The Trump Energy Loan: A $26.5 Billion Ratepayer Fairy Tale With Taxpayers Holding the Bag
United States – February 26, 2026 – A record DOE loan to Southern Company gets sold as bill relief. Translation: privatize gains, socialize risk, repeat.
The newsroom coffee tastes like burnt toner and regret. Outside, the city hums under that corporate neon that makes every promise look like a slide deck. On my screen: a federal announcement dressed up like a gift to working families. In the hallway of democracy, the vending machine is stocked with the usual flavors: “historic,” “savings,” “reliability.” Somewhere behind the glass, somebody is already invoicing the public.

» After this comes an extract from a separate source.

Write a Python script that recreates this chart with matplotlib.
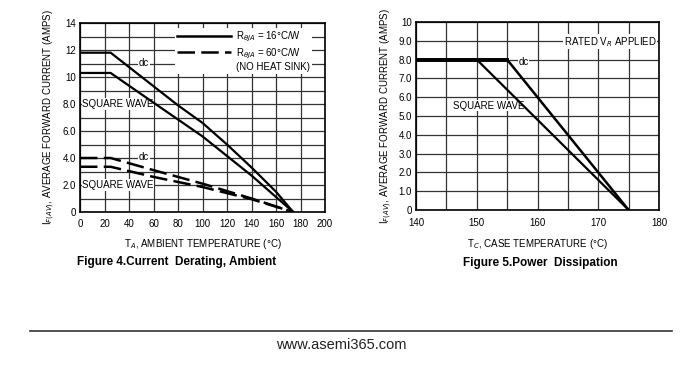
import matplotlib
matplotlib.use('Agg')
import matplotlib.pyplot as plt
from matplotlib.lines import Line2D

plt.rcParams['font.family'] = ['Liberation Sans Narrow', 'Liberation Sans', 'DejaVu Sans']

# Figure 4 data (ambient derating)
amb_t_dc16 = [0, 25, 80, 100, 120, 140, 160, 174]
amb_i_dc16 = [11.8, 11.8, 7.9, 6.6, 5.0, 3.3, 1.5, 0]
amb_t_sq16 = [0, 25, 60, 100, 140, 174]
amb_i_sq16 = [10.3, 10.3, 8.1, 5.6, 2.7, 0]
amb_t_dc60 = [0, 25, 60, 100, 140, 174]
amb_i_dc60 = [4.0, 4.0, 3.1, 2.1, 1.0, 0]
amb_t_sq60 = [0, 25, 60, 100, 140, 174]
amb_i_sq60 = [3.35, 3.35, 2.6, 1.85, 0.95, 0]

# Figure 5 data (case temperature)
case_t_dc = [140, 155, 175]
case_i_dc = [8.0, 8.0, 0]
case_t_sq = [140, 150, 175]
case_i_sq = [8.0, 8.0, 0]

fig = plt.figure(figsize=(7, 3.73), dpi=100)

grid_kw = dict(color='#333333', linewidth=0.9)
lab_fs = 7
dash = (0, (7, 2.5))
bbox_w = dict(facecolor='white', edgecolor='none', pad=0.5)

# ---- Figure 4 ----
ax1 = fig.add_axes([80 / 700, 1 - 212 / 373, 245 / 700, 189 / 373])
ax1.plot(amb_t_dc16, amb_i_dc16, color='black', lw=1.6, zorder=3)
ax1.plot(amb_t_sq16, amb_i_sq16, color='black', lw=1.6, zorder=3)
ax1.plot(amb_t_dc60, amb_i_dc60, color='black', lw=1.8, ls=dash, zorder=3)
ax1.plot(amb_t_sq60, amb_i_sq60, color='black', lw=1.8, ls=dash, zorder=3)
ax1.set_xlim(0, 200)
ax1.set_ylim(0, 14)
ax1.set_xticks(range(0, 201, 20))
ax1.set_yticks(range(0, 15, 2))
ax1.set_yticklabels(['0', '2.0', '4.0', '6.0', '8.0', '10', '12', '14'])
ax1.set_yticks(range(1, 15, 2), minor=True)
ax1.grid(True, which='both', **grid_kw)
ax1.set_axisbelow(True)
ax1.tick_params(which='both', length=0, labelsize=lab_fs, pad=3)
ax1.tick_params(axis='x', pad=5)
ax1.set_xlabel('T$_A$, AMBIENT TEMPERATURE (°C)', fontsize=lab_fs, labelpad=6)
ax1.set_ylabel('I$_{F(AV)}$, AVERAGE FORWARD CURRENT (AMPS)', fontsize=lab_fs, labelpad=4)
ax1.text(52, 11.0, 'dc', fontsize=lab_fs, ha='center', va='center', bbox=bbox_w, zorder=2)
ax1.text(31, 8.0, 'SQUARE WAVE', fontsize=lab_fs, ha='center', va='center', bbox=bbox_w, zorder=2)
ax1.text(52, 4.1, 'dc', fontsize=lab_fs, ha='center', va='center', bbox=bbox_w, zorder=2)
ax1.text(31, 2.0, 'SQUARE WAVE', fontsize=lab_fs, ha='center', va='center', bbox=bbox_w, zorder=2)
handles = [Line2D([], [], color='black', lw=1.8),
           Line2D([], [], color='black', lw=1.8, ls=dash),
           Line2D([], [], color='none')]
labels = ['R$_{θJA}$ = 16°C/W', 'R$_{θJA}$ = 60°C/W', '(NO HEAT SINK)']
leg = ax1.legend(handles, labels, loc='upper right', bbox_to_anchor=(0.965, 1.0),
                 fontsize=lab_fs, frameon=True, fancybox=False, handlelength=5.5,
                 labelspacing=0.2, borderpad=0.2, handletextpad=0.5)
leg.get_frame().set_edgecolor('none')
leg.get_frame().set_alpha(1)
for sp in ax1.spines.values():
    sp.set_linewidth(1.2)
fig.text(177 / 700, 1 - 262 / 373, 'Figure 4.Current  Derating, Ambient', fontsize=8.5,
         fontweight='bold', family=['Liberation Sans', 'DejaVu Sans'], ha='center', va='center')

# ---- Figure 5 ----
ax2 = fig.add_axes([416 / 700, 1 - 210 / 373, 243 / 700, 188 / 373])
ax2.plot(case_t_dc, case_i_dc, color='black', lw=1.8, zorder=3)
ax2.plot(case_t_sq, case_i_sq, color='black', lw=1.6, zorder=3)
ax2.plot(case_t_dc[:2], case_i_dc[:2], color='black', lw=2.8, zorder=3)
ax2.set_xlim(140, 180)
ax2.set_ylim(0, 10)
ax2.set_xticks(range(140, 181, 10))
ax2.set_xticks(range(145, 180, 10), minor=True)
ax2.set_yticks(range(0, 11))
ax2.set_yticklabels(['0', '1.0', '2.0', '3.0', '4.0', '5.0', '6.0', '7.0', '8.0', '9.0', '10'])
ax2.grid(True, which='both', **grid_kw)
ax2.set_axisbelow(True)
ax2.tick_params(which='both', length=0, labelsize=lab_fs, pad=3)
ax2.tick_params(axis='x', pad=6)
ax2.set_xlabel('T$_C$, CASE TEMPERATURE (°C)', fontsize=lab_fs, labelpad=6)
ax2.set_ylabel('I$_{F(AV)}$, AVERAGE FORWARD CURRENT (AMPS)', fontsize=lab_fs, labelpad=3)
ax2.text(157.7, 7.85, 'dc', fontsize=lab_fs, ha='center', va='center', bbox=bbox_w, zorder=2)
ax2.text(152, 5.55, 'SQUARE WAVE', fontsize=lab_fs, ha='center', va='center', bbox=bbox_w, zorder=2)
ax2.text(172, 8.95, 'RATED V$_R$ APPLIED', fontsize=lab_fs, ha='center', va='center', bbox=bbox_w, zorder=2)
for sp in ax2.spines.values():
    sp.set_linewidth(1.2)
fig.text(540 / 700, 1 - 263 / 373, 'Figure 5.Power  Dissipation', fontsize=8.5,
         fontweight='bold', family=['Liberation Sans', 'DejaVu Sans'], ha='center', va='center')

# ---- footer ----
fig.add_artist(Line2D([30 / 700, 672 / 700], [1 - 331 / 373, 1 - 331 / 373],
                      color='#333333', lw=1.2))
fig.text(341 / 700, 1 - 345 / 373, 'www.asemi365.com', fontsize=10.5,
         family=['Liberation Sans', 'DejaVu Sans'], ha='center', va='center', color='#222222')

fig.savefig('out.png', dpi=100)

DOE drops a record $26.5 billion on Southern Company utilities
On February 25, 2026, the Department of Energy announced what it calls the largest loan package in its history: $26.5 billion for Georgia Power and Alabama Power, both owned by Southern Company. The pitch is clean and comforting: lower financing costs, grid upgrades, new generation and transmission, and “customer savings” framed as more than $7 billion over time. AP reports the split as $22.4 billion for Georgia Power and $4.1 billion for Alabama Power, with projects that include new natural gas plants, transmission lines, and upgrades. The stated driver is rising demand, especially from data centers, the energy-hungry temples of the AI boom.
Sounds like government doing government things. Keep the lights on. Keep a heat wave from turning into a funeral service. That is the brochure.
Translation: “savings” means federally subsidized cheap money
Translation: when DOE says “savings,” it is talking about the spread. The federal government can borrow cheaper than you can, then lend cheaper than the market would. That gap is the subsidy, and it is being marketed as ratepayer relief because everyone has an electric bill that feels like a second rent payment.
DOE’s own materials push an “affordability” banner and point to rate freezes already approved and in effect in both states. The political wrapper is simple: look, your bill is safe.
Now zoom out. Georgia Power and Alabama Power are regulated utilities. Monopolies by design. They operate inside a process that can bless spending and let costs roll into customer rates over time. That arrangement can work when oversight is hard and transparent. It becomes a grift when oversight is soft and projections are rosy.
Follow the money: cheap capital, bigger rate base, public downside
Follow the money: Southern Company gets access to an enormous pool of cheap financing. Not just to “help customers,” but to build and own assets for decades. Expand the rate base. Stabilize the boardroom glass.
Then come the data centers. The story line is demand, and the AI boom is a power story: compute becomes heat, heat becomes megawatts, megawatts become new plants and new fights over who pays.
AP notes critics worry this locks consumers into an expensive, fossil-heavy future. DOE frames the buildout as “reliable power generation” and lists major natural gas components alongside nuclear life extensions and grid upgrades. These are long-lived choices, and they shape bills for decades.
Here is the mechanism: privatize returns, regulate pain
Here is the mechanism: federal credit lowers the cost of capital; the utility builds; the utility earns returns under the regulatory framework; the political class calls it “affordability.” Any real pain gets distributed quietly later through rates, fees, and “adjustments” that show up like termites in a monthly bill.
DOE says the loans are estimated to reduce interest expenses by over $300 million per year. Fine. The real question is enforcement: who is guaranteed to capture that benefit, and under what terms that actually bite.
The quiet part: AI-era industrial policy with fossil fuel plumbing
The quiet part: this is industrial policy for the AI era, built on public credit. If we are doing that, do it like adults. Put the terms in daylight: project lists, timelines, performance metrics, clawbacks, and real hearings, plus watchdog audits that do not get strangled in committee.
Because this is the question that never makes it into the press release: who, exactly, gets guaranteed relief, and who gets guaranteed risk?